Fatal Michigan Bike Accident Prompts NTSB Investigation
On June 7, 2016, a group of nine bicyclists known as the Chain Gang were taking their weekly 28-mile bike ride near Kalamazoo when they were struck by a truck driven by Charles Pickett Jr. 5 bicyclists were killed and 4 were injured in the accident.
Following the accident, Pickett was arrested and police officers found marijuana and methamphetamine in his truck. Reports later surfaced that his girlfriend admitted that Pickett had been behaving erratically in the days leading up to the accident and that he had taken very large doses of muscle relaxers and painkillers shortly before getting behind the wheel of his truck before the accident. In the half hour before the accident, law enforcement officials received multiple reports about his truck being driven in an extremely reckless manner. Pickett is now charged with five counts of second-degree murder and five counts of operating while intoxicated.
This particular bike accident is so unusual, it drew attention from the National Transportation Safety Board (NTSB). According to the Washington Post, it’s unusual for the NTSB to investigate bicycle accidents. Usually, the NTSB spends most of their time investigating railroad, aviation, maritime, and highway accidents, but bicycle accidents aren’t generally included in that. However, there are several factors involved with this case that made it worth looking into. The fact that so many people were killed and injured in the accident is certainly one of those reasons, but it’s been a very long time since the NTSB did any research on bicycle accidents. The last time they did any research on bicyclists was in the 1970s and with more and more people using their bikes to get around, information about this particular accident could be used to make roadways safer in the future.

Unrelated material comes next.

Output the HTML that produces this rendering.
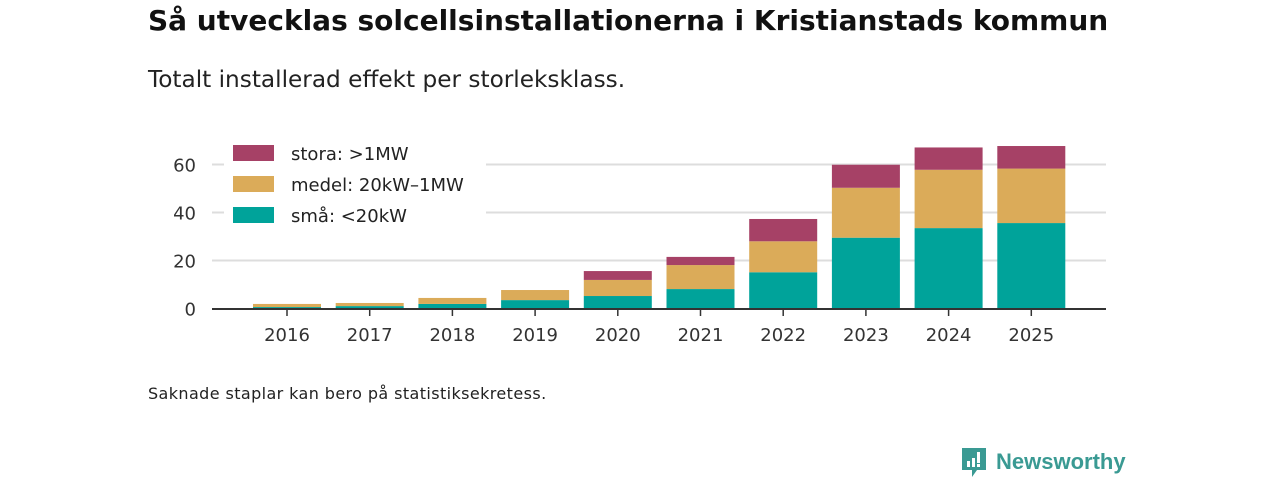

Another major reason why the NTSB chose to investigate this accident is because it involved a drugged driver. Finding ways to keep drivers under the influence of alcohol off the road has long been a problem for lawmakers and law enforcement officials, but drugged driving has become another big concern lately. In April, numbers were released showing a 40% increase in Michigan car accidents involving drugs between 2006 and 2015. In 2015, 1,603 people were killed and 12,544 people were injured in car accidents that involved drugs. New bills have also been introduced in the Michigan Senate to create harsher penalties for drivers who injure or kill bicyclists.
The NTSB recently released their preliminary report on the accident, but they are still investigating the accident so they haven’t yet announced a probable cause. A spokesman for the NTSB told MLive that a full investigation may take a year or longer.